OBJECTIVE:
Return all lines from the listing below in which the string "matplotlib" occurs.

DATASET EXTRACT:

● ● ● ●

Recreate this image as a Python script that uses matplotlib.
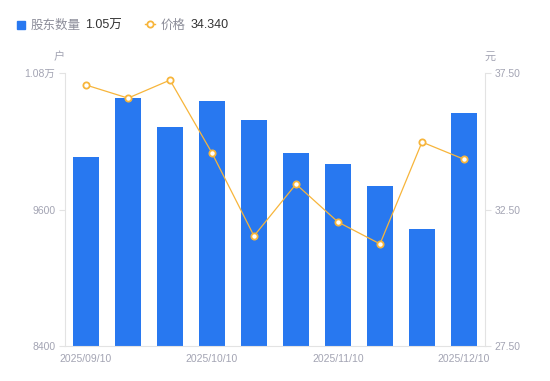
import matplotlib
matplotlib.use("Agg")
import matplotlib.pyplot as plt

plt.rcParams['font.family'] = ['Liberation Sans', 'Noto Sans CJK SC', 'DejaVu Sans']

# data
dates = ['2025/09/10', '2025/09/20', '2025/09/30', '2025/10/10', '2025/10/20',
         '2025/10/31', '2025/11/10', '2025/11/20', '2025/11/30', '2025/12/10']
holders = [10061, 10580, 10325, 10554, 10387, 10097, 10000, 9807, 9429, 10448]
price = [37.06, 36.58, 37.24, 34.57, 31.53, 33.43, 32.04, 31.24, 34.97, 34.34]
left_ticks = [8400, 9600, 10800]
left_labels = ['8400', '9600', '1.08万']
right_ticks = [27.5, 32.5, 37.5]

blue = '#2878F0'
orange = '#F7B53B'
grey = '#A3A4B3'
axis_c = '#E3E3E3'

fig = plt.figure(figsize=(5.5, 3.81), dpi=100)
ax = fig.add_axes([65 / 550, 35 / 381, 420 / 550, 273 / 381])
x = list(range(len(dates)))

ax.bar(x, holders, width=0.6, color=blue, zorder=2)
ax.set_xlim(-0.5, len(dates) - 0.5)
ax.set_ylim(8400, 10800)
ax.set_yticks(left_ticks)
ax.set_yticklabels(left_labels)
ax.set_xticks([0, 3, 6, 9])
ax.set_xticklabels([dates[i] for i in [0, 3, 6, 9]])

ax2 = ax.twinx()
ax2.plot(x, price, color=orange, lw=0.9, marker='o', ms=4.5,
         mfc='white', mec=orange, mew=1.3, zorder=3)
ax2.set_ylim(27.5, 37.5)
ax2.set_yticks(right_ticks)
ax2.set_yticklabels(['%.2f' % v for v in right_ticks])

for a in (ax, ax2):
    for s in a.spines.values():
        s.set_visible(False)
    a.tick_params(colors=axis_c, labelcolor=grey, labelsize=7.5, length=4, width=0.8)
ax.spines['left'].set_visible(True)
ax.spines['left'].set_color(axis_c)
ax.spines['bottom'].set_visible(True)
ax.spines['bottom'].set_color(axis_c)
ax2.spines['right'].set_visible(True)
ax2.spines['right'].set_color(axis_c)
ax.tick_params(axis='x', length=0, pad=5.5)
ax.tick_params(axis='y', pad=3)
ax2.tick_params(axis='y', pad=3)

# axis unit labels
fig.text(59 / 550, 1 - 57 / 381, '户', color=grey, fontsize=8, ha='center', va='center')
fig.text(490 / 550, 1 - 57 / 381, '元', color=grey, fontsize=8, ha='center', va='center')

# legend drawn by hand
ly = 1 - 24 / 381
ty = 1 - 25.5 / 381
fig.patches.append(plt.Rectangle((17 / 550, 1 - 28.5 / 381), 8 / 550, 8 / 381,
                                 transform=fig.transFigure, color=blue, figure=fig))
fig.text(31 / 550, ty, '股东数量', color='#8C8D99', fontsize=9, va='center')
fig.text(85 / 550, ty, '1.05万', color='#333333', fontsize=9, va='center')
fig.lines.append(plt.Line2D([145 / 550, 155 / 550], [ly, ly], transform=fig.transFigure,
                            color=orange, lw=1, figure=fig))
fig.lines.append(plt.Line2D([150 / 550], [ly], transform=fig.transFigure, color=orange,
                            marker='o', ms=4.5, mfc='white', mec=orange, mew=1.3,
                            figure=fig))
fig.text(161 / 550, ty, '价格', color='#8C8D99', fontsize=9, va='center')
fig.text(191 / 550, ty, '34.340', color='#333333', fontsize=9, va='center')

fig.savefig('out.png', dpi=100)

● ● ● ●

RESPONSE BELOW:
Recreate this image as a Python script that uses matplotlib.
import matplotlib
matplotlib.use("Agg")
import matplotlib.pyplot as plt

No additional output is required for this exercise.